● **WHAT YOU NEED TO DO**
Copy every line of the data that includes the string "this".

● **DATA EXCERPTS**
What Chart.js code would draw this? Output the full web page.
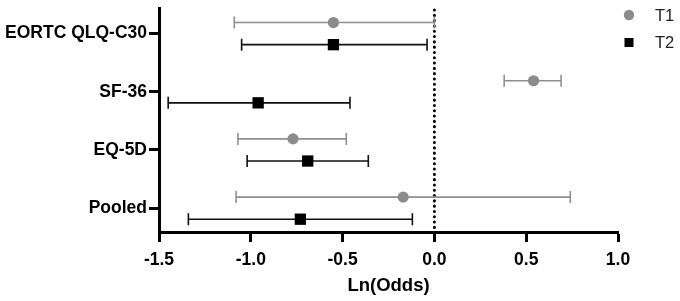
<!DOCTYPE html>
<html>
<head>
<meta charset="utf-8">
<script src="https://cdn.jsdelivr.net/npm/chart.js@4/dist/chart.umd.min.js"></script>
<style>
  html, body { margin: 0; padding: 0; background: #fff; }
  #wrap { width: 680px; height: 301px; }
</style>
</head>
<body>
<div id="wrap"><canvas id="forestChart"></canvas></div>
<script>
// Data
const categories = ['EORTC QLQ-C30', 'SF-36', 'EQ-5D', 'Pooled'];
const t1Mean  = [-0.55,  0.54, -0.77, -0.17];
const t1Lower = [-1.09,  0.38, -1.07, -1.08];
const t1Upper = [ 0.00,  0.69, -0.48,  0.74];
const t2Mean  = [-0.55, -0.96, -0.69, -0.73];
const t2Lower = [-1.05, -1.45, -1.02, -1.34];
const t2Upper = [-0.04, -0.46, -0.36, -0.12];
const xTicks  = [-1.5, -1.0, -0.5, 0.0, 0.5, 1.0];

const ROW_SHIFT = 0.19; // vertical split between T1 and T2 inside a row
const font = 'Liberation Sans, Arial, sans-serif';

function points(mean, lower, upper, shift) {
  return mean.map((m, i) => ({ x: m, y: i + shift, lo: lower[i], hi: upper[i] }));
}

// Error bars + dotted zero line
const errorBars = {
  id: 'errorBars',
  beforeDatasetsDraw(chart) {
    const { ctx, chartArea, scales: { x, y } } = chart;
    ctx.save();
    // dotted reference line
    ctx.strokeStyle = '#000';
    ctx.lineWidth = 3;
    ctx.lineCap = 'round';
    ctx.setLineDash([0.1, 5.2]);
    ctx.beginPath();
    ctx.moveTo(x.getPixelForValue(0), chartArea.top + 2);
    ctx.lineTo(x.getPixelForValue(0), chartArea.bottom);
    ctx.stroke();
    ctx.setLineDash([]);
    ctx.lineCap = 'butt';

    chart.data.datasets.forEach(ds => {
      ctx.strokeStyle = ds.barColor;
      ctx.lineWidth = 1.6;
      ds.data.forEach(p => {
        const py = y.getPixelForValue(p.y);
        const x1 = x.getPixelForValue(p.lo);
        const x2 = x.getPixelForValue(p.hi);
        ctx.beginPath();
        ctx.moveTo(x1, py); ctx.lineTo(x2, py);
        ctx.moveTo(x1, py - 6); ctx.lineTo(x1, py + 6);
        ctx.moveTo(x2, py - 6); ctx.lineTo(x2, py + 6);
        ctx.stroke();
      });
    });
    ctx.restore();
  }
};

// Legend top-right
const sideLegend = {
  id: 'sideLegend',
  afterDraw(chart) {
    const { ctx } = chart;
    ctx.save();
    ctx.font = '16.5px ' + font;
    ctx.textBaseline = 'middle';
    chart.data.datasets.forEach((ds, i) => {
      const cy = 15 + i * 27.5;
      ctx.fillStyle = ds.backgroundColor;
      if (ds.pointStyle === 'circle') {
        ctx.beginPath();
        ctx.arc(629, cy, 5.2, 0, Math.PI * 2);
        ctx.fill();
      } else {
        ctx.fillRect(624.5, cy - 4.5, 9, 9);
      }
      ctx.fillStyle = '#222';
      ctx.fillText(ds.label, 655, cy + 1);
    });
    ctx.restore();
  }
};

const ctx = document.getElementById('forestChart').getContext('2d');
new Chart(ctx, {
  type: 'scatter',
  data: {
    datasets: [
      {
        label: 'T1',
        data: points(t1Mean, t1Lower, t1Upper, -ROW_SHIFT),
        pointStyle: 'circle',
        pointRadius: 5.6,
        backgroundColor: '#8c8c8c',
        borderWidth: 0,
        barColor: '#8f8f8f'
      },
      {
        label: 'T2',
        data: points(t2Mean, t2Lower, t2Upper, ROW_SHIFT),
        pointStyle: 'rect',
        pointRadius: 8,
        backgroundColor: '#000',
        borderWidth: 0,
        barColor: '#111'
      }
    ]
  },
  options: {
    responsive: true,
    maintainAspectRatio: false,
    animation: false,
    layout: { padding: { top: 5, right: 62, left: 0, bottom: 0 } },
    plugins: {
      legend: { display: false },
      tooltip: { enabled: false }
    },
    scales: {
      x: {
        type: 'linear',
        min: -1.5,
        max: 1.0,
        afterBuildTicks: s => { s.ticks = xTicks.map(v => ({ value: v })); },
        afterFit: s => { s.height = 69; s.paddingLeft = 0; s.paddingRight = 0; },
        ticks: {
          color: '#000',
          font: { family: font, size: 17.5, weight: 'bold' },
          padding: 8,
          callback: v => v.toFixed(1)
        },
        grid: {
          drawOnChartArea: false,
          drawTicks: true,
          tickLength: 10,
          tickWidth: 3,
          tickColor: '#000'
        },
        border: { display: true, color: '#000', width: 3 },
        title: {
          display: true,
          text: 'Ln(Odds)',
          color: '#000',
          font: { family: font, size: 18.5, weight: 'bold' },
          padding: { top: 0, bottom: 4 }
        }
      },
      y: {
        type: 'linear',
        reverse: true,
        min: -0.44,
        max: 3.41,
        afterBuildTicks: s => { s.ticks = categories.map((c, i) => ({ value: i })); },
        afterFit: s => { s.width = 159; s.paddingTop = 0; s.paddingBottom = 0; },
        ticks: {
          color: '#000',
          font: { family: font, size: 17.5, weight: 'bold' },
          padding: 2,
          callback: v => categories[v]
        },
        grid: {
          drawOnChartArea: false,
          drawTicks: true,
          tickLength: 10,
          tickWidth: 3,
          tickColor: '#000'
        },
        border: { display: true, color: '#000', width: 3 }
      }
    }
  },
  plugins: [errorBars, sideLegend]
});
</script>
</body>
</html>
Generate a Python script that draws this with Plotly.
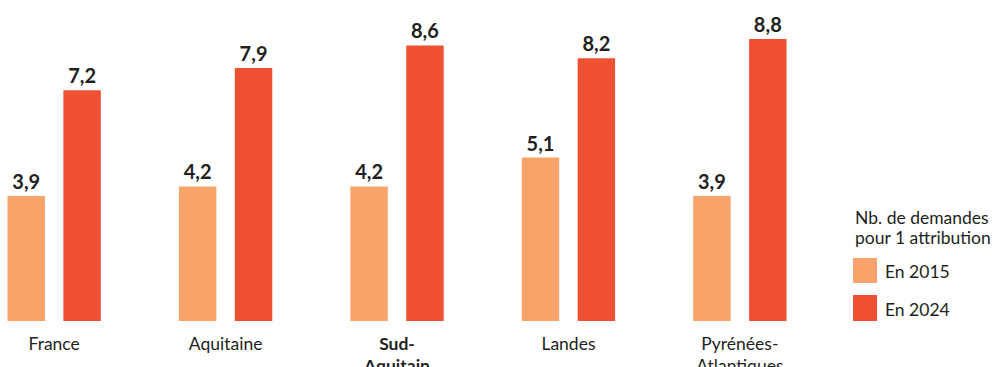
import plotly.graph_objects as go

# Données : nombre de demandes pour une attribution
categories = ["France", "Aquitaine", "<b>Sud-<br>Aquitain</b>", "Landes", "Pyrénées-<br>Atlantiques"]
series_names = ["En 2015", "En 2024"]
values_2015 = [3.9, 4.2, 4.2, 5.1, 3.9]
values_2024 = [7.2, 7.9, 8.6, 8.2, 8.8]
legend_title = ["Nb. de demandes", "pour 1 attribution"]

colors = ["#F8A36A", "#EE5033"]
text_color = "#231F20"
font_family = "Lato, 'Open Sans', sans-serif"

W, H = 997, 367
plot_h = 321  # hauteur de la zone de tracé (marge basse = H - plot_h)

x_pos = list(range(len(categories)))

def fmt(v):
    return f"{v:.1f}".replace(".", ",")

fig = go.Figure()
for name, vals, col in zip(series_names, [values_2015, values_2024], colors):
    fig.add_trace(go.Bar(
        x=x_pos, y=vals, name=name,
        marker=dict(color=col, line=dict(width=0)),
        text=[fmt(v) for v in vals],
        textposition="outside",
        constraintext="none",
        cliponaxis=False,
        textfont=dict(family=font_family, size=20, color=text_color, weight="bold"),
        showlegend=False,
        hoverinfo="skip",
    ))

fig.update_layout(
    width=W, height=H,
    margin=dict(l=0, r=0, t=0, b=H - plot_h),
    paper_bgcolor="white", plot_bgcolor="white",
    barmode="group", bargap=0.348, bargroupgap=0.33,
    font=dict(family=font_family, color=text_color, size=17.5),
    xaxis=dict(
        range=[-0.316, 5.50], tickmode="array", tickvals=x_pos, ticktext=categories,
        showgrid=False, zeroline=False, showline=False, ticks="",
        tickfont=dict(family=font_family, size=17.5, color=text_color),
        ticklabelstandoff=10, automargin=False,
    ),
    yaxis=dict(range=[0, 10.02], visible=False, showgrid=False, zeroline=False,
               automargin=False),
)

# Légende dessinée à droite : titre sur deux lignes puis carrés de couleur
def py(p):
    return 1 - p / plot_h

lx = 853 / W
fig.add_annotation(x=lx, y=py(217.5), xref="paper", yref="paper", text=legend_title[0],
                   showarrow=False, xanchor="left", yanchor="middle",
                   font=dict(size=17.5, color=text_color, family=font_family))
fig.add_annotation(x=lx, y=py(237.5), xref="paper", yref="paper", text=legend_title[1],
                   showarrow=False, xanchor="left", yanchor="middle",
                   font=dict(size=17.5, color=text_color, family=font_family))

swatches = [(258, 283, 271), (295, 321, 309)]
for (top, bot, mid), name, col in zip(swatches, series_names, colors):
    fig.add_shape(type="rect", xref="paper", yref="paper",
                  x0=853 / W, x1=877 / W, y0=py(bot), y1=py(top),
                  fillcolor=col, line=dict(width=0))
    fig.add_annotation(x=883 / W, y=py(mid), xref="paper", yref="paper", text=name,
                       showarrow=False, xanchor="left", yanchor="middle",
                       font=dict(size=17.5, color=text_color, family=font_family))

fig.write_html("out.html")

● **RESULT OF THE TASK**
What Chart.js code would draw this? Output the full web page.
Generate a Python script that draws this with Plotly.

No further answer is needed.